Thursday, July 21, 2011

How Would the Market React to no Debt Increase?

As I've previously explained, failure to raise the debt limit would involve shutting down one third of the government since the government is currently borrowing one third of the money its spending. Therefore, there is no reason to expect Aug 2nd to be as severe as a government shutdown.

Now we all know that the frankly disgusting scaremongering from Obama and his media herd about default and held up social security checks is false. All of the critical components of government could easily be paid out of the 2/3 of the spending that the government receives each month from taxes. The real crisis is that the government is spending 50% more than what it is taking in and racking up unprecedented levels of debt.

Now I remember the media screaming "armageddon" during the shutdowns in 1995 through 1996. How did the market react back then?

The market couldn't have cared less. But didn't the Republicans lose the shutdown? Well, Gingrich caved, but according to John Sides, the conventional wisdom that this helped Clinton isn't well supported. Sides shows that Clinton's approval rating actually when down during the shutdown crisis period:

Either way, the public understands that the spending is considerably more of a problem now. What happened in Wisconsin and New Jersey could not have happened in 1995.
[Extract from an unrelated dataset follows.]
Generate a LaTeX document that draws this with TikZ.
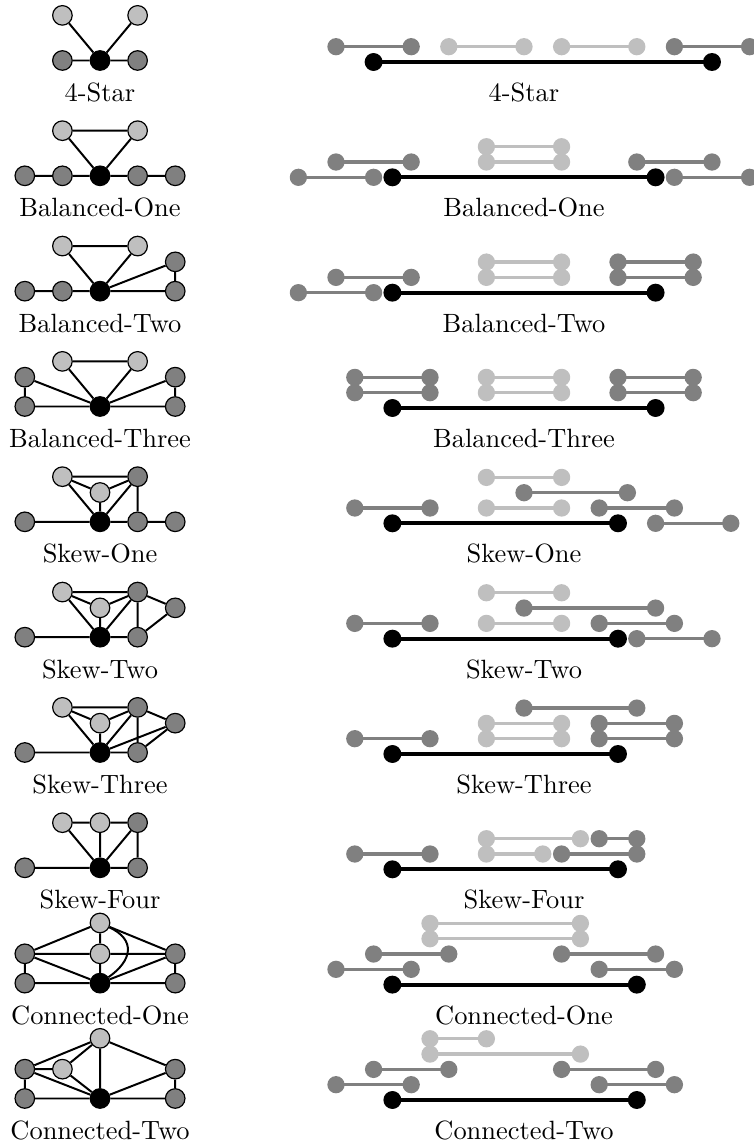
\documentclass[tikz,border=0pt]{standalone}
\usetikzlibrary{calc}
\tikzset{
 gn/.style={circle, draw=black, line width=0.9pt, minimum size=0.52cm, inner sep=0pt},
 gl/.style={gn, fill=black!25},
 gd/.style={gn, fill=black!50},
 gb/.style={gn, fill=black},
 ge/.style={line width=1.5pt},
 lbl/.style={anchor=base, font=\fontsize{10}{12}\selectfont, inner sep=0pt},
 ivL/.style={draw=black!25, fill=black!25, line width=2.5pt},
 ivD/.style={draw=black!50, fill=black!50, line width=2.5pt},
 ivB/.style={draw=black, fill=black, line width=3pt},
}
\newcommand{\ivl}[5]{%
 \coordinate (#1l) at (#3,#5*0.407);
 \coordinate (#1r) at (#4,#5*0.407);
 \draw[#2] (#1l) -- (#1r);
 \fill[#2] (#1l) circle (0.185) (#1r) circle (0.185);
}
\newcommand{\lab}[1]{\scalebox{2}{#1}}
\begin{document}
\begin{tikzpicture}
\useasboundingbox (0,0) rectangle (20.027,-30.532);
% ---------------- 4-Star
\begin{scope}[shift={(2.66,-1.609)}]
\node[gl] (A-L) at (-1,1.2) {};
\node[gl] (A-R) at (1,1.2) {};
\node[gd] (A-a) at (-1,0) {};
\node[gb] (A-c) at (0,0) {};
\node[gd] (A-d) at (1,0) {};
\draw[ge] (A-c)--(A-L) (A-c)--(A-R) (A-c)--(A-a) (A-c)--(A-d);
\end{scope}
\begin{scope}[shift={(8.936,-1.649)}]
\ivl{A1}{ivD}{0}{2}{1}
\ivl{A2}{ivL}{3}{5}{1}
\ivl{A3}{ivL}{6}{8}{1}
\ivl{A4}{ivD}{9}{11}{1}
\ivl{A5}{ivB}{1}{10}{0}
\end{scope}
\node[lbl] (A-lab1) at (2.66,-2.699) {\lab{4-Star}};
\node[lbl] (A-lab2) at (13.936,-2.699) {\lab{4-Star}};
% ---------------- Balanced-One
\begin{scope}[shift={(2.66,-4.676)}]
\node[gl] (B-L) at (-1,1.2) {};
\node[gl] (B-R) at (1,1.2) {};
\node[gd] (B-a) at (-2,0) {};
\node[gd] (B-b) at (-1,0) {};
\node[gb] (B-c) at (0,0) {};
\node[gd] (B-d) at (1,0) {};
\node[gd] (B-e) at (2,0) {};
\draw[ge] (B-L)--(B-R) (B-L)--(B-c) (B-R)--(B-c) (B-a)--(B-b) (B-b)--(B-c) (B-c)--(B-d) (B-d)--(B-e);
\end{scope}
\begin{scope}[shift={(8.936,-4.716)}]
\ivl{B1}{ivL}{4}{6}{2}
\ivl{B2}{ivL}{4}{6}{1}
\ivl{B3}{ivD}{0}{2}{1}
\ivl{B4}{ivD}{-1}{1}{0}
\ivl{B5}{ivD}{8}{10}{1}
\ivl{B6}{ivD}{9}{11}{0}
\ivl{B7}{ivB}{1.5}{8.5}{0}
\end{scope}
\node[lbl] (B-lab1) at (2.66,-5.766) {\lab{Balanced-One}};
\node[lbl] (B-lab2) at (13.936,-5.766) {\lab{Balanced-One}};
% ---------------- Balanced-Two
\begin{scope}[shift={(2.66,-7.744)}]
\node[gl] (C-L) at (-1,1.2) {};
\node[gl] (C-R) at (1,1.2) {};
\node[gd] (C-a) at (-2,0) {};
\node[gd] (C-b) at (-1,0) {};
\node[gb] (C-c) at (0,0) {};
\node[gd] (C-d) at (2,0) {};
\node[gd] (C-e) at (2,0.78) {};
\draw[ge] (C-L)--(C-R) (C-L)--(C-c) (C-R)--(C-c) (C-a)--(C-b) (C-b)--(C-c) (C-c)--(C-d) (C-c)--(C-e) (C-e)--(C-d);
\end{scope}
\begin{scope}[shift={(8.936,-7.784)}]
\ivl{C1}{ivL}{4}{6}{2}
\ivl{C2}{ivL}{4}{6}{1}
\ivl{C3}{ivD}{0}{2}{1}
\ivl{C4}{ivD}{-1}{1}{0}
\ivl{C5}{ivD}{7.5}{9.5}{2}
\ivl{C6}{ivD}{7.5}{9.5}{1}
\ivl{C7}{ivB}{1.5}{8.5}{0}
\end{scope}
\node[lbl] (C-lab1) at (2.66,-8.834) {\lab{Balanced-Two}};
\node[lbl] (C-lab2) at (13.936,-8.834) {\lab{Balanced-Two}};
% ---------------- Balanced-Three
\begin{scope}[shift={(2.66,-10.811)}]
\node[gl] (D-L) at (-1,1.2) {};
\node[gl] (D-R) at (1,1.2) {};
\node[gd] (D-a) at (-2,0) {};
\node[gd] (D-b) at (-2,0.78) {};
\node[gb] (D-c) at (0,0) {};
\node[gd] (D-d) at (2,0) {};
\node[gd] (D-e) at (2,0.78) {};
\draw[ge] (D-L)--(D-R) (D-L)--(D-c) (D-R)--(D-c) (D-b)--(D-a) (D-a)--(D-c) (D-b)--(D-c) (D-e)--(D-d) (D-d)--(D-c) (D-e)--(D-c);
\end{scope}
\begin{scope}[shift={(8.936,-10.851)}]
\ivl{D1}{ivD}{0.5}{2.5}{2}
\ivl{D2}{ivD}{0.5}{2.5}{1}
\ivl{D3}{ivL}{4}{6}{2}
\ivl{D4}{ivL}{4}{6}{1}
\ivl{D5}{ivD}{7.5}{9.5}{2}
\ivl{D6}{ivD}{7.5}{9.5}{1}
\ivl{D7}{ivB}{1.5}{8.5}{0}
\end{scope}
\node[lbl] (D-lab1) at (2.66,-11.901) {\lab{Balanced-Three}};
\node[lbl] (D-lab2) at (13.936,-11.901) {\lab{Balanced-Three}};
% ---------------- Skew-One
\begin{scope}[shift={(2.66,-13.878)}]
\node[gl] (E-L) at (-1,1.2) {};
\node[gl] (E-M) at (0,0.78) {};
\node[gd] (E-R) at (1,1.2) {};
\node[gd] (E-a) at (-2,0) {};
\node[gb] (E-c) at (0,0) {};
\node[gd] (E-d) at (1,0) {};
\node[gd] (E-e) at (2,0) {};
\draw[ge] (E-L)--(E-R) (E-L)--(E-M) (E-M)--(E-R) (E-L)--(E-c) (E-M)--(E-c) (E-R)--(E-c) (E-R)--(E-d) (E-a)--(E-c) (E-c)--(E-d) (E-d)--(E-e);
\end{scope}
\begin{scope}[shift={(8.936,-13.918)}]
\ivl{E1}{ivL}{4}{6}{3}
\ivl{E2}{ivD}{5}{7.75}{2}
\ivl{E3}{ivD}{0.5}{2.5}{1}
\ivl{E4}{ivL}{4}{6}{1}
\ivl{E5}{ivD}{7}{9}{1}
\ivl{E6}{ivB}{1.5}{7.5}{0}
\ivl{E7}{ivD}{8.5}{10.5}{0}
\end{scope}
\node[lbl] (E-lab1) at (2.66,-14.968) {\lab{Skew-One}};
\node[lbl] (E-lab2) at (13.936,-14.968) {\lab{Skew-One}};
% ---------------- Skew-Two
\begin{scope}[shift={(2.66,-16.946)}]
\node[gl] (F-L) at (-1,1.2) {};
\node[gl] (F-M) at (0,0.78) {};
\node[gd] (F-R) at (1,1.2) {};
\node[gd] (F-F) at (2,0.78) {};
\node[gd] (F-a) at (-2,0) {};
\node[gb] (F-c) at (0,0) {};
\node[gd] (F-d) at (1,0) {};
\draw[ge] (F-L)--(F-R) (F-L)--(F-M) (F-M)--(F-R) (F-L)--(F-c) (F-M)--(F-c) (F-R)--(F-c) (F-R)--(F-d) (F-R)--(F-F) (F-F)--(F-d) (F-a)--(F-c) (F-c)--(F-d);
\end{scope}
\begin{scope}[shift={(8.936,-16.986)}]
\ivl{F1}{ivL}{4}{6}{3}
\ivl{F2}{ivD}{5}{8.5}{2}
\ivl{F3}{ivD}{0.5}{2.5}{1}
\ivl{F4}{ivL}{4}{6}{1}
\ivl{F5}{ivD}{7}{9}{1}
\ivl{F6}{ivB}{1.5}{7.5}{0}
\ivl{F7}{ivD}{8}{10}{0}
\end{scope}
\node[lbl] (F-lab1) at (2.66,-18.036) {\lab{Skew-Two}};
\node[lbl] (F-lab2) at (13.936,-18.036) {\lab{Skew-Two}};
% ---------------- Skew-Three
\begin{scope}[shift={(2.66,-20.013)}]
\node[gl] (G-L) at (-1,1.2) {};
\node[gl] (G-M) at (0,0.78) {};
\node[gd] (G-R) at (1,1.2) {};
\node[gd] (G-F) at (2,0.78) {};
\node[gd] (G-a) at (-2,0) {};
\node[gb] (G-c) at (0,0) {};
\node[gd] (G-d) at (1,0) {};
\draw[ge] (G-L)--(G-R) (G-L)--(G-M) (G-M)--(G-R) (G-L)--(G-c) (G-M)--(G-c) (G-R)--(G-c) (G-R)--(G-d) (G-R)--(G-F) (G-F)--(G-d) (G-F)--(G-c) (G-a)--(G-c) (G-c)--(G-d);
\end{scope}
\begin{scope}[shift={(8.936,-20.053)}]
\ivl{G1}{ivD}{5}{8}{3}
\ivl{G2}{ivL}{4}{6}{2}
\ivl{G3}{ivD}{7}{9}{2}
\ivl{G4}{ivD}{0.5}{2.5}{1}
\ivl{G5}{ivL}{4}{6}{1}
\ivl{G6}{ivD}{7}{9}{1}
\ivl{G7}{ivB}{1.5}{7.5}{0}
\end{scope}
\node[lbl] (G-lab1) at (2.66,-21.103) {\lab{Skew-Three}};
\node[lbl] (G-lab2) at (13.936,-21.103) {\lab{Skew-Three}};
% ---------------- Skew-Four
\begin{scope}[shift={(2.66,-23.080)}]
\node[gl] (H-L) at (-1,1.2) {};
\node[gl] (H-M) at (0,1.2) {};
\node[gd] (H-R) at (1,1.2) {};
\node[gd] (H-a) at (-2,0) {};
\node[gb] (H-c) at (0,0) {};
\node[gd] (H-d) at (1,0) {};
\draw[ge] (H-L)--(H-M) (H-M)--(H-R) (H-L)--(H-c) (H-M)--(H-c) (H-R)--(H-c) (H-R)--(H-d) (H-a)--(H-c) (H-c)--(H-d);
\end{scope}
\begin{scope}[shift={(8.936,-23.120)}]
\ivl{H1}{ivL}{4}{6.5}{2}
\ivl{H2}{ivD}{7}{8}{2}
\ivl{H3}{ivD}{0.5}{2.5}{1}
\ivl{H4}{ivL}{4}{5.5}{1}
\ivl{H5}{ivD}{6}{8}{1}
\ivl{H6}{ivB}{1.5}{7.5}{0}
\end{scope}
\node[lbl] (H-lab1) at (2.66,-24.170) {\lab{Skew-Four}};
\node[lbl] (H-lab2) at (13.936,-24.170) {\lab{Skew-Four}};
% ---------------- Connected-One
\begin{scope}[shift={(2.66,-26.147)}]
\node[gl] (I-T) at (0,1.6) {};
\node[gd] (I-ML) at (-2,0.78) {};
\node[gl] (I-M) at (0,0.78) {};
\node[gd] (I-MR) at (2,0.78) {};
\node[gd] (I-a) at (-2,0) {};
\node[gb] (I-c) at (0,0) {};
\node[gd] (I-e) at (2,0) {};
\draw[ge] (I-T)--(I-ML) (I-T)--(I-M) (I-T)--(I-MR) (I-ML)--(I-M) (I-M)--(I-MR) (I-ML)--(I-c) (I-M)--(I-c) (I-MR)--(I-c) (I-ML)--(I-a) (I-MR)--(I-e) (I-a)--(I-c) (I-c)--(I-e);
\draw[ge] (I-T) to[out=-25,in=35,looseness=1.5] (I-c);
\end{scope}
\begin{scope}[shift={(8.936,-26.187)}]
\ivl{I1}{ivL}{2.5}{6.5}{4}
\ivl{I2}{ivL}{2.5}{6.5}{3}
\ivl{I3}{ivD}{1}{3}{2}
\ivl{I4}{ivD}{6}{8.5}{2}
\ivl{I5}{ivD}{0}{2}{1}
\ivl{I6}{ivD}{7}{9}{1}
\ivl{I7}{ivB}{1.5}{8}{0}
\end{scope}
\node[lbl] (I-lab1) at (2.66,-27.237) {\lab{Connected-One}};
\node[lbl] (I-lab2) at (13.936,-27.237) {\lab{Connected-One}};
% ---------------- Connected-Two
\begin{scope}[shift={(2.66,-29.215)}]
\node[gl] (J-T) at (0,1.6) {};
\node[gd] (J-ML) at (-2,0.78) {};
\node[gl] (J-M) at (-1,0.78) {};
\node[gd] (J-MR) at (2,0.78) {};
\node[gd] (J-a) at (-2,0) {};
\node[gb] (J-c) at (0,0) {};
\node[gd] (J-e) at (2,0) {};
\draw[ge] (J-T)--(J-ML) (J-T)--(J-M) (J-T)--(J-c) (J-T)--(J-MR) (J-ML)--(J-M) (J-ML)--(J-c) (J-M)--(J-c) (J-MR)--(J-c) (J-ML)--(J-a) (J-MR)--(J-e) (J-a)--(J-c) (J-c)--(J-e);
\end{scope}
\begin{scope}[shift={(8.936,-29.255)}]
\ivl{J1}{ivL}{2.5}{4}{4}
\ivl{J2}{ivL}{2.5}{6.5}{3}
\ivl{J3}{ivD}{1}{3}{2}
\ivl{J4}{ivD}{6}{8.5}{2}
\ivl{J5}{ivD}{0}{2}{1}
\ivl{J6}{ivD}{7}{9}{1}
\ivl{J7}{ivB}{1.5}{8}{0}
\end{scope}
\node[lbl] (J-lab1) at (2.66,-30.305) {\lab{Connected-Two}};
\node[lbl] (J-lab2) at (13.936,-30.305) {\lab{Connected-Two}};
\end{tikzpicture}
\end{document}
Republicans need to hold firm and make their case to the public. Quite simply, for the last two and half years we're been spending 50% more than what we're taking in and creating a debt crisis that gets worse every month.

How long could a family with huge debts and a monthly income of $5000 expect to keep spending $7500 each month? Congress needs to lock up the credit cards until Obama agrees to a sustainable level of spending.